SimReg: Regression as a Simple Yet Effective Tool for Self-supervised Knowledge Distillation
This work addresses the problem of efficiently distilling large self-supervised models into smaller ones for practitioners, though it is incremental as it builds on existing regression-based distillation techniques.
The paper tackled knowledge distillation from self-supervised models by proposing simple architectural changes, such as adding a multi-layer perceptron head during training, and found that this approach outperforms more complex state-of-the-art methods on the ImageNet dataset.
Feature regression is a simple way to distill large neural network models to smaller ones.
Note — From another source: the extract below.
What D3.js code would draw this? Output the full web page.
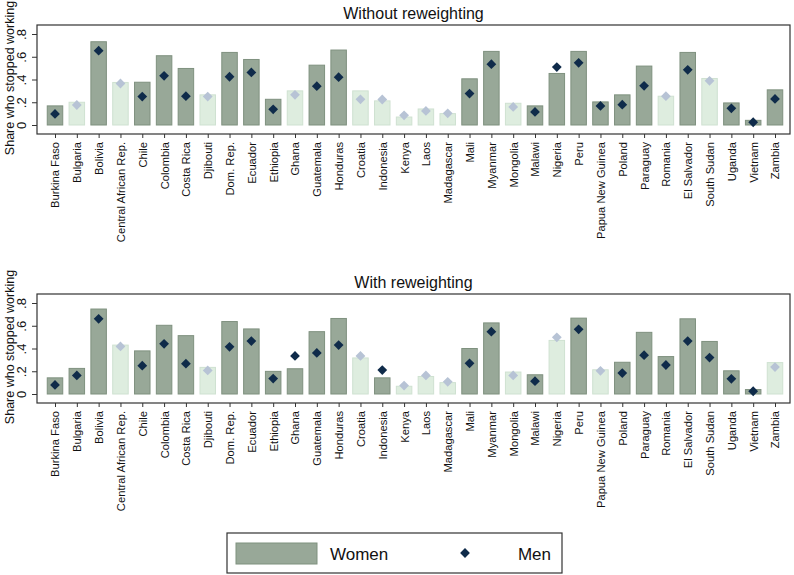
<!DOCTYPE html>
<html>
<head>
<meta charset="utf-8">
<script src="https://cdn.jsdelivr.net/npm/d3@7"></script>
<style>
  body { margin: 0; background: #fff; }
  text { font-family: "Liberation Sans", Arial, sans-serif; fill: #111; }
</style>
</head>
<body>
<svg id="chart" width="794" height="575"></svg>
<script>
const countries = ["Burkina Faso", "Bulgaria", "Bolivia", "Central African Rep.", "Chile", "Colombia",
  "Costa Rica", "Djibouti", "Dom. Rep.", "Ecuador", "Ethiopia", "Ghana", "Guatemala", "Honduras",
  "Croatia", "Indonesia", "Kenya", "Laos", "Madagascar", "Mali", "Myanmar", "Mongolia", "Malawi",
  "Nigeria", "Peru", "Papua New Guinea", "Poland", "Paraguay", "Romania", "El Salvador",
  "South Sudan", "Uganda", "Vietnam", "Zambia"];

// without reweighting
const women1 = [0.168, 0.20, 0.732, 0.374, 0.376, 0.609, 0.497, 0.265, 0.638, 0.576, 0.226, 0.30,
  0.526, 0.659, 0.30, 0.212, 0.07, 0.141, 0.10, 0.406, 0.647, 0.191, 0.168, 0.453, 0.647, 0.203,
  0.265, 0.518, 0.253, 0.638, 0.409, 0.194, 0.041, 0.309];
const men1 = [0.097, 0.176, 0.653, 0.365, 0.25, 0.432, 0.253, 0.25, 0.424, 0.462, 0.138, 0.265,
  0.341, 0.42, 0.226, 0.224, 0.085, 0.124, 0.103, 0.276, 0.535, 0.159, 0.115, 0.509, 0.547, 0.168,
  0.179, 0.344, 0.253, 0.485, 0.388, 0.147, 0.024, 0.229];
const sig1 = [1, 0, 1, 0, 1, 1, 1, 0, 1, 1, 1, 0, 1, 1, 0, 0, 0, 0, 0, 1, 1, 0, 1, 1, 1, 1, 1, 1, 0, 1, 0, 1, 1, 1];

// with reweighting
const women2 = [0.142, 0.225, 0.747, 0.43, 0.379, 0.604, 0.513, 0.234, 0.637, 0.572, 0.199, 0.222,
  0.548, 0.664, 0.317, 0.142, 0.068, 0.154, 0.10, 0.40, 0.625, 0.193, 0.169, 0.471, 0.667, 0.213,
  0.279, 0.542, 0.329, 0.661, 0.462, 0.204, 0.039, 0.276];
const men2 = [0.08, 0.163, 0.661, 0.418, 0.249, 0.441, 0.267, 0.207, 0.415, 0.465, 0.136, 0.335,
  0.361, 0.43, 0.335, 0.21, 0.074, 0.163, 0.107, 0.27, 0.548, 0.163, 0.113, 0.498, 0.569, 0.204,
  0.184, 0.341, 0.255, 0.465, 0.32, 0.133, 0.024, 0.237];
const sig2 = [1, 1, 1, 0, 1, 1, 1, 0, 1, 1, 1, 1, 1, 1, 0, 1, 0, 0, 0, 1, 1, 0, 1, 0, 1, 0, 1, 1, 1, 1, 1, 1, 1, 0];

const yTicks = [0, 0.2, 0.4, 0.6, 0.8];
const yTickLabels = ["0", ".2", ".4", ".6", ".8"];

const colors = {
  barDark: "#98a898", barDarkStroke: "#7f917f",
  barLight: "#deeddf", barLightStroke: "#cfe1d1",
  menDark: "#0f2b4a", menLight: "#b7c3d5"
};

const svg = d3.select("#chart");
const left = 37, right = 790;

const x = d3.scalePoint().domain(countries).range([55, 775]);
const barW = 15.5;

function panel(top, title, women, men, sig) {
  const boxTop = top, boxBottom = top + 109;
  const y = d3.scaleLinear().domain([0, 0.8]).range([top + 100, top + 9]);
  const g = svg.append("g");

  g.append("text")
    .attr("x", (left + right) / 2).attr("y", top - 6)
    .attr("text-anchor", "middle").style("font-size", "16px")
    .text(title);

  // bars
  g.selectAll("rect.bar").data(countries).join("rect")
    .attr("class", "bar")
    .attr("x", d => x(d) - barW / 2)
    .attr("width", barW)
    .attr("y", (d, i) => y(women[i]))
    .attr("height", (d, i) => y(0) - y(women[i]))
    .attr("fill", (d, i) => sig[i] ? colors.barDark : colors.barLight)
    .attr("stroke", (d, i) => sig[i] ? colors.barDarkStroke : colors.barLightStroke)
    .attr("stroke-width", 1);

  // men diamonds
  const diamond = d3.symbol().type(d3.symbolSquare).size(48);
  g.selectAll("path.men").data(countries).join("path")
    .attr("class", "men")
    .attr("d", diamond)
    .attr("transform", (d, i) => `translate(${x(d)},${y(men[i])}) rotate(45)`)
    .attr("fill", (d, i) => sig[i] ? colors.menDark : colors.menLight);

  // frame
  g.append("rect")
    .attr("x", left).attr("y", boxTop)
    .attr("width", right - left).attr("height", boxBottom - boxTop)
    .attr("fill", "none").attr("stroke", "#333").attr("stroke-width", 1.2);

  // y axis
  const yAxis = g.append("g").attr("transform", `translate(${left},0)`)
    .call(d3.axisLeft(y).tickValues(yTicks).tickSize(5)
      .tickFormat((d, i) => yTickLabels[i]));
  yAxis.select(".domain").remove();
  yAxis.selectAll(".tick line").attr("stroke", "#333");
  yAxis.selectAll(".tick text")
    .attr("x", 0).attr("y", 0)
    .attr("transform", "translate(-11,0) rotate(-90)")
    .attr("text-anchor", "middle")
    .attr("dy", "0")
    .style("font-size", "13px")
    .style("font-family", "Liberation Sans, Arial, sans-serif")
    .attr("fill", "#111");

  g.append("text")
    .attr("transform", `translate(14,${top + 53}) rotate(-90)`)
    .attr("text-anchor", "middle")
    .style("font-size", "12.5px")
    .text("Share who stopped working");

  // x axis
  const xAxis = g.append("g").attr("transform", `translate(0,${boxBottom})`)
    .call(d3.axisBottom(x).tickSize(4));
  xAxis.select(".domain").remove();
  xAxis.selectAll(".tick line").attr("stroke", "#333");
  xAxis.selectAll(".tick text")
    .attr("x", 0).attr("y", 0).attr("dy", "0.35em")
    .attr("transform", "translate(0,8) rotate(-90)")
    .attr("text-anchor", "end")
    .style("font-size", "11.2px")
    .style("font-family", "Liberation Sans, Arial, sans-serif")
    .attr("fill", "#111");
}

panel(25, "Without reweighting", women1, men1, sig1);
panel(294, "With reweighting", women2, men2, sig2);

// legend
const lg = svg.append("g");
lg.append("rect").attr("x", 227).attr("y", 533).attr("width", 335).attr("height", 40)
  .attr("fill", "#fff").attr("stroke", "#333").attr("stroke-width", 1.2);
lg.append("rect").attr("x", 236).attr("y", 543).attr("width", 81).attr("height", 21)
  .attr("fill", colors.barDark).attr("stroke", colors.barDarkStroke);
lg.append("text").attr("x", 330).attr("y", 560).style("font-size", "17px").text("Women");
lg.append("path").attr("d", d3.symbol().type(d3.symbolSquare).size(48))
  .attr("transform", "translate(465,553) rotate(45)").attr("fill", colors.menDark);
lg.append("text").attr("x", 551).attr("y", 560).attr("text-anchor", "end")
  .style("font-size", "17px").text("Men");
</script>
</body>
</html>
We show that with simple changes to the network architecture, regression can outperform more complex state-of-the-art approaches for knowledge distillation from self-supervised models. Surprisingly, the addition of a multi-layer perceptron head to the CNN backbone is beneficial even if used only during distillation and discarded in the downstream task. Deeper non-linear projections can thus be used to accurately mimic the teacher without changing inference architecture and time. Moreover, we utilize independent projection heads to simultaneously distill multiple teacher networks. We also find that using the same weakly augmented image as input for both teacher and student networks aids distillation. Experiments on ImageNet dataset demonstrate the efficacy of the proposed changes in various self-supervised distillation settings.